Singapore Post, which runs vPost, said it tried to make shipping more affordable earlier this year, such as by having discounts for bundling multiple parcels.
But it said freight costs remained high even after it introduced a fuel surcharge last month that customers had to pay.
"Therefore, we have taken the difficult decision to suspend these services instead of passing the higher costs on to the customers," said a SingPost spokesman.
Mr Bernard Chan, director of freight forwarding service Penanshin Air Express, said shipping rates rose exponentially during the Covid-19 pandemic. For instance, the cost of shipping a twenty-foot container to Los Angeles by sea in 2021 shot up to about 10 times what it was in 2019. It is now four times the pre-Covid-19 rate.
According to online freight forwarder iContainers, it costs about $5,500 to ship a twenty-foot container from Singapore to Los Angeles today. Penanshin's rate for shipping a twenty-foot container to Shanghai in 2021 increased to about 15 times 2019's rate. It is now about five times the pre-Covid-19 rate.
Freight forwarding company The National Forwarder told The Sunday Times that air freight to Colombo last month was about three times the pre-Covid-19 rate.
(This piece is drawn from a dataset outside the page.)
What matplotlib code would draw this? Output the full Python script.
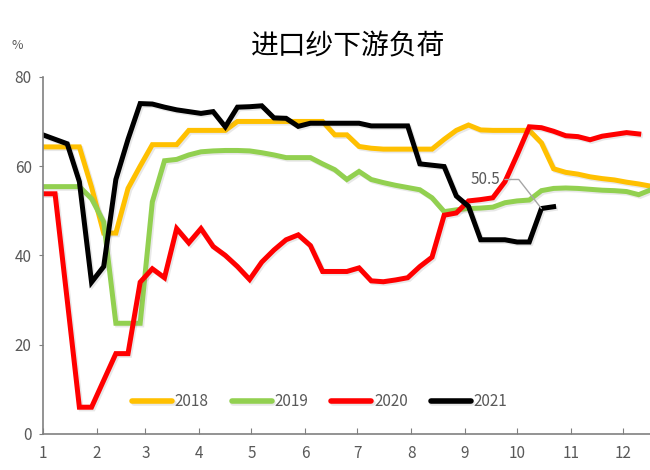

The company's freight costs often fluctuate. At the start of this year, freight costs to major airports in China such as Shanghai and Qingdao were about double the pre-Covid-19 prices. Currently, they are about 2½ times pre-Covid-19 prices.
The company added that it would still have to mark up these prices to cover its operational costs and turn a profit.
Associate Professor Goh Puay Guan of the National University of Singapore Business School said higher freight rates can be attributed to demand outstripping supply. Shipping bottlenecks caused by factors like lockdowns, safe distancing measures in shipping ports and workers falling ill accentuated the problem, he added.
Higher fuel and labour costs have also pushed up prices, said Mr Divay Goel, chief investment officer of Prudent Shipping Investments, which advises financial services companies on maritime investments.
But some consumers are still willing to pay the higher air freight and sea freight rates.
"Purchasing items from overseas is still relatively cheaper than getting the items locally," said Ms Michelle Ng, who has been shopping on Taobao for almost a decade. Her purchases include fashion products and furniture for her new Build-To-Order flat.
The 32-year-old business manager now pays $1 to $1.50 extra per kilogram on Taobao for air shipments and about $10 extra for each cubic metre for sea shipments compared with pre-Covid-19 rates.
There may be a respite from high freight charges in the next few months, with experts expecting an improvement in the global supply chain situation.
Prof Goh said: "Bottlenecks in supply chains are starting to ease, while shipping and manufacturing capacities are gradually catching up with demand."
Associate Professor Yap Wei Yim, the head of Singapore University of Social Sciences' maritime management minor programme, said capacity management should also improve as shipping lines learn from dealing with these supply chain disruptions. But a return to pre-Covid-19 levels is unlikely to happen soon, with Prudent Shipping's Mr Goel expecting the stabilised rates to still be at least 10 per cent higher than pre-pandemic rates.